EXERCISE GOAL ::
Of the lines in the data below, count the ones holding the string "this", and answer with that number only.

PROVIDED INFORMATION ::
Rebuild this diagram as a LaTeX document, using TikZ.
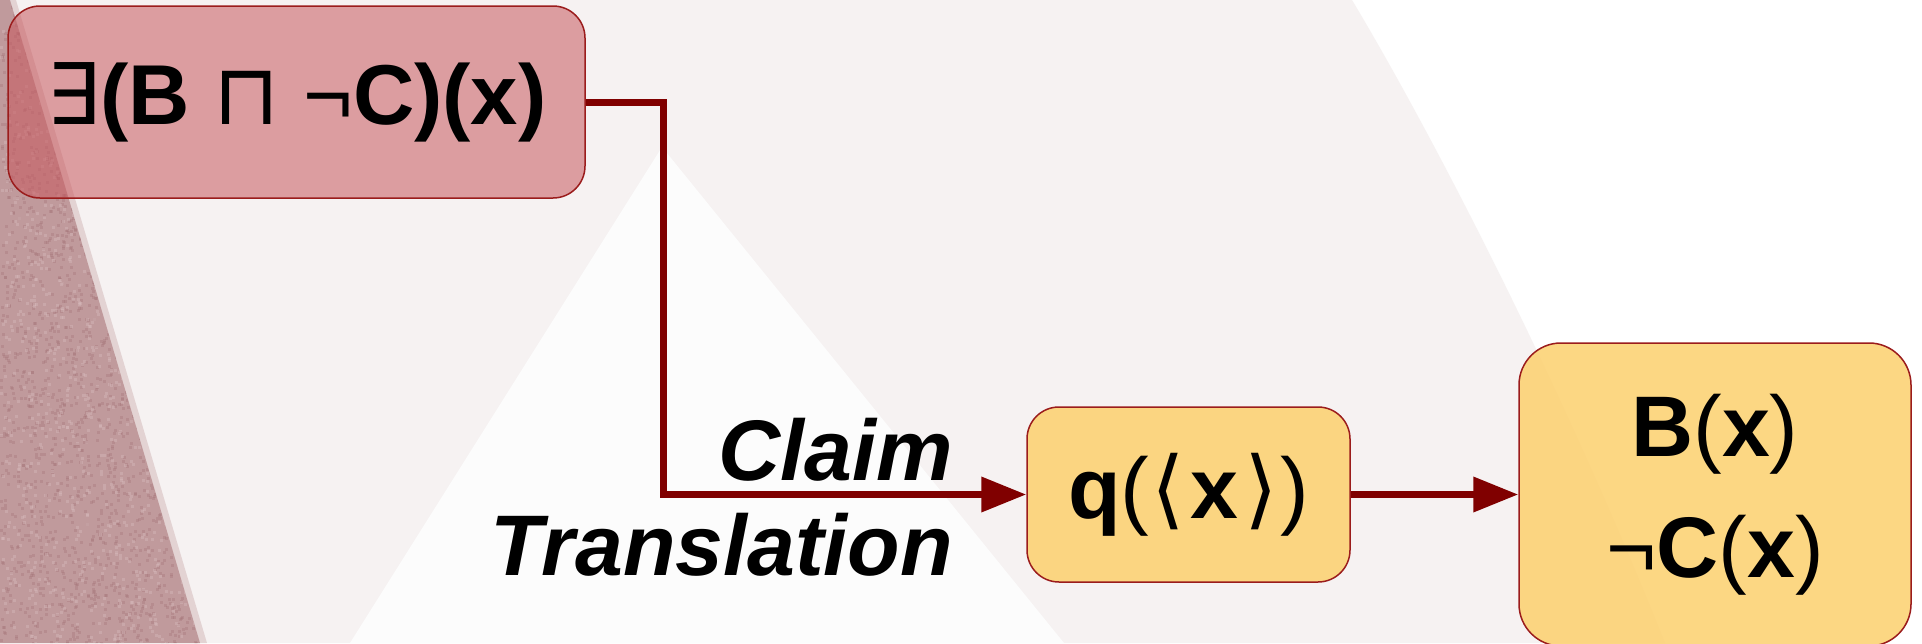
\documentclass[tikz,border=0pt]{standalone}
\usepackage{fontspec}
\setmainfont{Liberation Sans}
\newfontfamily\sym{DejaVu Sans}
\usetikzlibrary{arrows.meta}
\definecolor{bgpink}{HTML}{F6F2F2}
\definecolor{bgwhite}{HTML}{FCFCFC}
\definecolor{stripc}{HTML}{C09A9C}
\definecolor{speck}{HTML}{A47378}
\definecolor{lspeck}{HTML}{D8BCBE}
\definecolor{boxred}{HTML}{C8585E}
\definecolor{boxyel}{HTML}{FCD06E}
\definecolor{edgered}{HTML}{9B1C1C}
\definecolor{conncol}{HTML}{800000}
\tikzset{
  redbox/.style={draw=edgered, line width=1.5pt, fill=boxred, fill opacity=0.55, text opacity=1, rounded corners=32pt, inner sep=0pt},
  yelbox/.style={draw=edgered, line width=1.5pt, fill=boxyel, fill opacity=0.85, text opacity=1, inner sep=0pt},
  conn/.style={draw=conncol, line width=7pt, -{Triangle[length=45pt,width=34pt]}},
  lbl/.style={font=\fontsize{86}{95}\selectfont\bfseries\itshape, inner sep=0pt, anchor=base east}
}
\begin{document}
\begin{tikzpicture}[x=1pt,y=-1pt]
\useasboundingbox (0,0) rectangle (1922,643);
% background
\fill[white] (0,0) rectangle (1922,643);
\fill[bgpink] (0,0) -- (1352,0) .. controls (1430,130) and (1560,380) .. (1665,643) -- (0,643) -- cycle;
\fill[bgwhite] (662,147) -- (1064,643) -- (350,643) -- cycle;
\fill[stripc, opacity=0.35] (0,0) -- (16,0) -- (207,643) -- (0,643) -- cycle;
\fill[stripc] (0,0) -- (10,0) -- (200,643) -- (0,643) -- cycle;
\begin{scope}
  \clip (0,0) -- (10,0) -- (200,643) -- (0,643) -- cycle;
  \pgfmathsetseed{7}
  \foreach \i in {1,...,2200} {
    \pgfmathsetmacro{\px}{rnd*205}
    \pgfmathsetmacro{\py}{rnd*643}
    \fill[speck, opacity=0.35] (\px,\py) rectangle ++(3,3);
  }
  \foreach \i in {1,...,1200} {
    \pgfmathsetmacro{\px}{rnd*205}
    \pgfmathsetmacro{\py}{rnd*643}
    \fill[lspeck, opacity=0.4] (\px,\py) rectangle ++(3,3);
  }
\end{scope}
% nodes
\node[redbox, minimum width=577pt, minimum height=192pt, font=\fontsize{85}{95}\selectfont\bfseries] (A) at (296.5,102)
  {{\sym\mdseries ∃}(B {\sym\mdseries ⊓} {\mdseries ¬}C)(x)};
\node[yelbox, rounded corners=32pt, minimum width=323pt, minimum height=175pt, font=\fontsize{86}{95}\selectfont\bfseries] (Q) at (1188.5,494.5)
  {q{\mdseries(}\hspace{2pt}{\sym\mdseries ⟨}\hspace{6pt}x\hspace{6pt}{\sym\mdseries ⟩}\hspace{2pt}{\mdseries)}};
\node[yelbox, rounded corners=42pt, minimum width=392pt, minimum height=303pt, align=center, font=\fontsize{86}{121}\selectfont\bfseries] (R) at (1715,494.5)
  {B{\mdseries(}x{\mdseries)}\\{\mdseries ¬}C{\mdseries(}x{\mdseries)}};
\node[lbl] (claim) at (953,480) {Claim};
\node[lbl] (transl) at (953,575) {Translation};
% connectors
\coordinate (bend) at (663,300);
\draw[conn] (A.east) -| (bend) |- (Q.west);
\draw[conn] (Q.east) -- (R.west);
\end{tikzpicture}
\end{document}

* * *

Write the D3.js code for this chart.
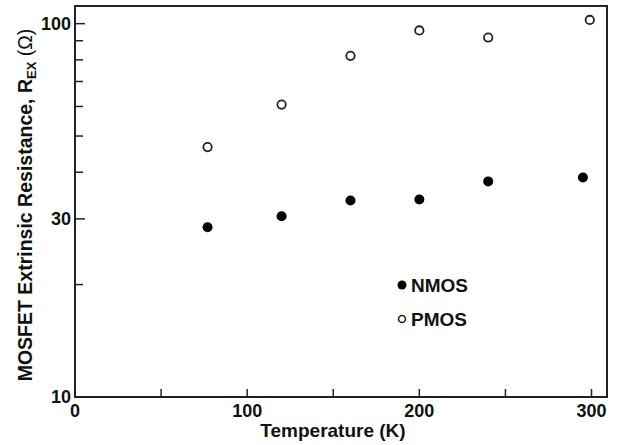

* * *

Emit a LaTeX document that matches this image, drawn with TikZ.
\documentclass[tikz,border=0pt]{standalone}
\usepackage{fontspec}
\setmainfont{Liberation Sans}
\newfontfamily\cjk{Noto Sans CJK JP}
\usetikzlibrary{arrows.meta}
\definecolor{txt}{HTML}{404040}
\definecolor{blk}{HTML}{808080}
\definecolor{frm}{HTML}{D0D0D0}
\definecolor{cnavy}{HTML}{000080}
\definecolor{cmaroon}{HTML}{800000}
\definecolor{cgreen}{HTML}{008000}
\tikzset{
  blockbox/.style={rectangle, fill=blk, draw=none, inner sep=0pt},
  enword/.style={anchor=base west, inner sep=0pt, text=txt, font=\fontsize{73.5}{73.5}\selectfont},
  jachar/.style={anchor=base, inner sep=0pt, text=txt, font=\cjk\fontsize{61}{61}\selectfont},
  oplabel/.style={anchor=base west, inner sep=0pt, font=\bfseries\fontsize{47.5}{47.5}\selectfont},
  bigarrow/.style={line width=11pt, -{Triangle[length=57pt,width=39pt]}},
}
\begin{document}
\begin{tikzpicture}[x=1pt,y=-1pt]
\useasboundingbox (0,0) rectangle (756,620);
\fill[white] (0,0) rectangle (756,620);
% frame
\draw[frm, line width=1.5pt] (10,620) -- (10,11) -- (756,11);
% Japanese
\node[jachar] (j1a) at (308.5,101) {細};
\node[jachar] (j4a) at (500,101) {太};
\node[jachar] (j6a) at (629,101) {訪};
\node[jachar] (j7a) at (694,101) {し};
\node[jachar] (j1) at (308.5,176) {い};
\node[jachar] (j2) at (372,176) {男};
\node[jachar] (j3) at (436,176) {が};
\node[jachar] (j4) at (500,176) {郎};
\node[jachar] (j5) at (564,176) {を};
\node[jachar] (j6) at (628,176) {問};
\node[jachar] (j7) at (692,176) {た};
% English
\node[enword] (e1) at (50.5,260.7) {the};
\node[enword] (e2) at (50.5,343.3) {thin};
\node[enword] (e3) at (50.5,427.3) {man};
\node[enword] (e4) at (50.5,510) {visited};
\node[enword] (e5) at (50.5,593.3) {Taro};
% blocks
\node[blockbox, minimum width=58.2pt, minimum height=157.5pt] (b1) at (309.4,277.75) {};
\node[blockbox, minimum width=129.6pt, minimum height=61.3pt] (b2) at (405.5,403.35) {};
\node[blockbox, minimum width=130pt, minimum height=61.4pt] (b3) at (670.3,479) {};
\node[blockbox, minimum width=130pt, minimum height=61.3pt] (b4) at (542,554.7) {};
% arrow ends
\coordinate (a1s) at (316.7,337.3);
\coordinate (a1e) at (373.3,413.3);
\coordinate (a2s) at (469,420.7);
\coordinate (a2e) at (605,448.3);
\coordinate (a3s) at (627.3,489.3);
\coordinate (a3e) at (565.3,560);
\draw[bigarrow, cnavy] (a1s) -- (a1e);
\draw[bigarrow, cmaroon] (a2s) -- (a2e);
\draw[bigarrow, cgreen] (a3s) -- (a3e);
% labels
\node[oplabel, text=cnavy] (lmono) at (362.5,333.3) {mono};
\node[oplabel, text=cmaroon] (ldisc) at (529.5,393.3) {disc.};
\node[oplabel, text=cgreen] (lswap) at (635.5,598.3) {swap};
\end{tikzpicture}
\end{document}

WRITTEN ANSWER ::
3